Should more men be involved in providing the social and domestic labor of caring for family and community? Absolutely. 100%. But structuring that as something targeted solely at the fathers of nuclear families, and in particular the ones who just can’t make enough money to be the family’s real breadwinner, or the men who have so much inherent class privilege that they can take a few months off of work to be with their children before turning that domestic and social care work back over to servants (possibly including family members and spouses) is a mistake. Every man should be more involved in the domestic and social care work of their families/communities, focusing that gendered labor expectation change exclusively on men who have had children is way too late, and while children do need to see their father figures more involved in care work, they need to see their grandparents, uncles, family friends, siblings and men involved in their community support networks doing that work too.
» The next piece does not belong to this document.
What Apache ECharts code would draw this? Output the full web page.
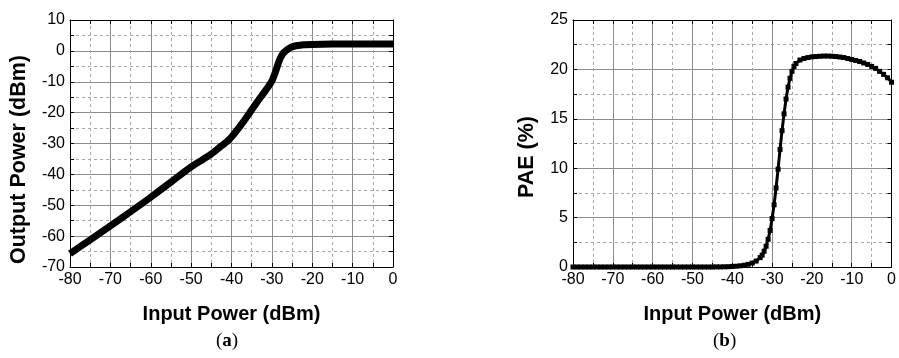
<!DOCTYPE html>
<html>
<head>
    <meta charset="utf-8">
    <title>Output Power and PAE vs Input Power</title>
    <script src="https://cdn.jsdelivr.net/npm/echarts@6.0.0/dist/echarts.min.js"></script>
    <style>
        body, html {
            margin: 0;
            padding: 0;
            background: #fff;
        }
        #main {
            width: 899px;
            height: 358px;
        }
    </style>
</head>
<body>
    <div id="main"></div>

    <script>
        // (a) output power vs input power
        var pinA = [-80, -75, -70, -65, -60, -55, -50, -47, -45, -43, -41, -40, -38, -36, -34, -32, -31, -30,
                    -29.5, -29, -28.5, -28, -27.5, -27, -26.5, -26, -25.5, -25, -24, -23, -22, -20, -15, -10, -5, 0];
        var poutA = [-65.7, -61.2, -56.7, -52.1, -47.4, -42.5, -37.6, -35.1, -33.4, -31.3, -29.2, -27.9, -24.6,
                     -21.0, -17.2, -13.6, -11.8, -9.8, -8.2, -6.4, -4.4, -2.6, -1.4, -0.5, 0.1, 0.6, 1.0, 1.3,
                     1.65, 1.85, 1.95, 2.1, 2.2, 2.25, 2.25, 2.25];

        // (b) PAE vs input power
        var pinB = [-80, -79, -78, -77, -76, -75, -74, -73, -72, -71,
                    -70, -69, -68, -67, -66, -65, -64, -63, -62, -61,
                    -60, -59, -58, -57, -56, -55, -54, -53, -52, -51,
                    -50, -49, -48, -47, -46, -45, -44, -43, -42, -41,
                    -40, -39, -38, -37, -36, -35, -34,
                    -33, -32.5, -32, -31.5, -31, -30.5, -30, -29.5, -29, -28.5,
                    -28, -27.5, -27, -26.5, -26, -25.5, -25, -24.5, -24,
                    -23, -22, -21, -20, -19, -18, -17, -16, -15, -14,
                    -13, -12, -11, -10, -9, -8, -7, -6, -5, -4, -3, -2, -1, 0];
        var paeB = [0, 0, 0, 0, 0, 0, 0, 0, 0, 0,
                    0, 0, 0, 0, 0, 0, 0, 0, 0, 0,
                    0, 0, 0, 0, 0, 0, 0, 0, 0, 0,
                    0, 0, 0, 0, 0, 0, 0.01, 0.01, 0.02, 0.03,
                    0.05, 0.08, 0.12, 0.18, 0.27, 0.4, 0.6,
                    0.95, 1.2, 1.6, 2.1, 2.8, 3.7, 4.9, 6.3, 8.0, 9.9,
                    11.9, 13.8, 15.5, 17.0, 18.2, 19.1, 19.8, 20.3, 20.6,
                    20.95, 21.1, 21.2, 21.27, 21.3, 21.33, 21.35, 21.35, 21.33, 21.3,
                    21.25, 21.2, 21.1, 21.0, 20.9, 20.8, 20.65, 20.5, 20.3, 20.1, 19.8, 19.5, 19.15, 18.7];

        var xTicks = [-80, 0, 10];      // min, max, step
        var yTicksA = [-70, 10, 10];
        var yTicksB = [0, 25, 5];

        var FONT = '"Liberation Sans", Arial, sans-serif';

        function zip(xs, ys) {
            return xs.map(function (x, i) { return [x, ys[i]]; });
        }

        function axis(grid, pos, ticks, main) {
            return {
                type: 'value',
                gridIndex: grid,
                position: pos,
                min: ticks[0],
                max: ticks[1],
                interval: ticks[2],
                axisLine: { show: true, onZero: false, lineStyle: { color: '#000', width: 1 } },
                axisTick: { show: true, inside: true, length: 4, lineStyle: { color: '#000' } },
                minorTick: { show: true, splitNumber: 2, length: 4, lineStyle: { color: '#000' } },
                axisLabel: {
                    show: main,
                    color: '#000',
                    fontFamily: FONT,
                    fontSize: 16,
                    margin: 5,
                    showMinLabel: true,
                    showMaxLabel: true
                },
                splitLine: { show: main, lineStyle: { color: '#8c8c8c', width: 1 } },
                minorSplitLine: { show: main, lineStyle: { color: '#a8a8a8', width: 1, type: [3, 3] } }
            };
        }

        function nameStyle(size, pad) {
            return {
                color: '#000',
                fontFamily: FONT,
                fontWeight: 'bold',
                fontSize: size,
                padding: pad
            };
        }

        var xa0 = axis(0, 'bottom', xTicks, true);
        xa0.name = 'Input Power (dBm)';
        xa0.nameLocation = 'middle';
        xa0.nameGap = 37;
        xa0.nameTextStyle = nameStyle(20, 0);

        var xa1 = axis(1, 'bottom', xTicks, true);
        xa1.name = 'Input Power (dBm)';
        xa1.nameLocation = 'middle';
        xa1.nameGap = 37;
        xa1.nameTextStyle = nameStyle(20, 0);

        var ya0 = axis(0, 'left', yTicksA, true);
        ya0.name = 'Output Power (dBm)';
        ya0.nameLocation = 'middle';
        ya0.nameGap = 40;
        ya0.nameTextStyle = nameStyle(21.5, [0, 32, 0, 0]);

        var ya1 = axis(1, 'left', yTicksB, true);
        ya1.name = 'PAE (%)';
        ya1.nameLocation = 'middle';
        ya1.nameGap = 35;
        ya1.nameTextStyle = nameStyle(21.5, [0, 27, 0, 0]);

        var chart = echarts.init(document.getElementById('main'));

        var option = {
            backgroundColor: '#fff',
            animation: false,
            grid: [
                { left: 70, right: 506, top: 20, bottom: 91 },
                { left: 573, right: 4, top: 20, bottom: 91 }
            ],
            xAxis: [
                xa0, xa1,
                axis(0, 'top', xTicks, false),
                axis(1, 'top', xTicks, false)
            ],
            yAxis: [
                ya0, ya1,
                axis(0, 'right', yTicksA, false),
                axis(1, 'right', yTicksB, false)
            ],
            graphic: [
                {
                    type: 'text', left: 216, top: 332,
                    style: {
                        text: '({a|a})',
                        font: '19px "Liberation Serif", "DejaVu Serif", serif',
                        fill: '#000',
                        rich: { a: { fontWeight: 'bold', fontSize: 19, fontFamily: '"Liberation Serif", serif' } }
                    }
                },
                {
                    type: 'text', left: 713, top: 332,
                    style: {
                        text: '({a|b})',
                        font: '19px "Liberation Serif", "DejaVu Serif", serif',
                        fill: '#000',
                        rich: { a: { fontWeight: 'bold', fontSize: 19, fontFamily: '"Liberation Serif", serif' } }
                    }
                }
            ],
            series: [
                {
                    type: 'line',
                    xAxisIndex: 0,
                    yAxisIndex: 0,
                    data: zip(pinA, poutA),
                    smooth: 0.25,
                    showSymbol: false,
                    lineStyle: { color: '#000', width: 7, join: 'round', cap: 'butt' }
                },
                {
                    type: 'line',
                    xAxisIndex: 1,
                    yAxisIndex: 1,
                    data: zip(pinB, paeB),
                    clip: false,
                    symbol: 'rect',
                    symbolSize: 5,
                    itemStyle: { color: '#000' },
                    lineStyle: { color: '#000', width: 3, join: 'round' }
                }
            ]
        };

        chart.setOption(option);

        window.addEventListener('resize', function () {
            chart.resize();
        });
    </script>
</body>
</html>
Expecting Patriarchal Misogyny to surrender the nuclear family over as a tool that was used for enforcing gender inequity over into a tool for accomplishing gender parity feels like it will be about as successful as creating lasting change as expecting the same from having more women CEOs, or how having a black president solved racism in the US. Having a bunch of rich guys talk about how caring their masculinity is while poor guys who have to stay at home because their female partners can make more money than them get ridiculed by gen Z kids online for being failures feels very much like the kind of rhetorical move that gave Donald Trump the presidency.